NC State Constitution Section 2 in the Lobby, just inside the Main Entrance

My very first day, May 14th, was the highlight of my week.  I walked-in preposterously nervous.  In my defense, the Wake County Justice Center (the home of Wake’s Budget Management Services) can be overpowering upon first introduction.  It is a modern, very spacious building that seemingly has a special gravity of its own.  The Justice Center has granite walls and columns at seemingly every turn; the entrance has Section 2 of the North Carolina Constitution in huge gold-lettering as soon as you walk-in, serving as an unmissable and unmistakable reminder of who we work for and why we are here. Walking in on my first day was a surreal in a way that can only come from public service.  I had that same feeling the following 4 days as well.

Pillars Outside of the Main Entrance

I had barely walked into Budget and Management Services’ fourth floor suite before I found out what we had in store that day: a budget work session with Board of Commissioners and I was taking notes for the department.  I took hilariously mediocre notes. These work sessions go for hours (4.5 hours in this case to be exact) and I had never been to one as civilian, let alone as someone who is actually working on the budget.  I didn’t know names, I didn’t know topics, and I didn’t know the budget.  It was overwhelming, and I loved every minute of being “thrown into the fire”.

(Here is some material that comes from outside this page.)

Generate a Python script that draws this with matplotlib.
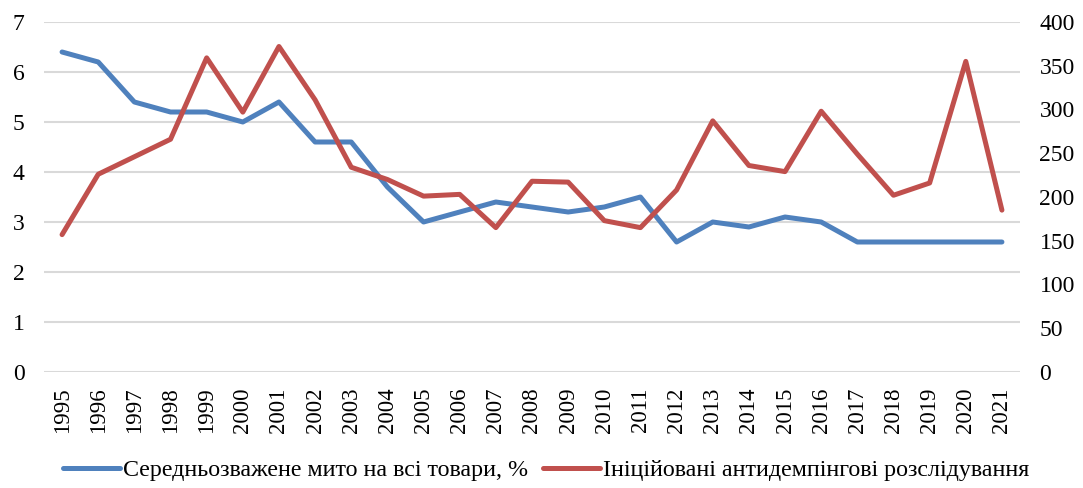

I am joining this team in the chaotic final stretch of the budget cycle, and that was very intentional.  Director Michelle Venditto and Assistant Director Heather Drennan throw a lot at me this week, learning in-house systems, the short-hand verbiage, and assimilating in to the department’s culture, and they did so out of necessity.  Week 1 was a busy, fast paced, flurry of questions for me/ Now I think Week 2 is teed up to be a homer.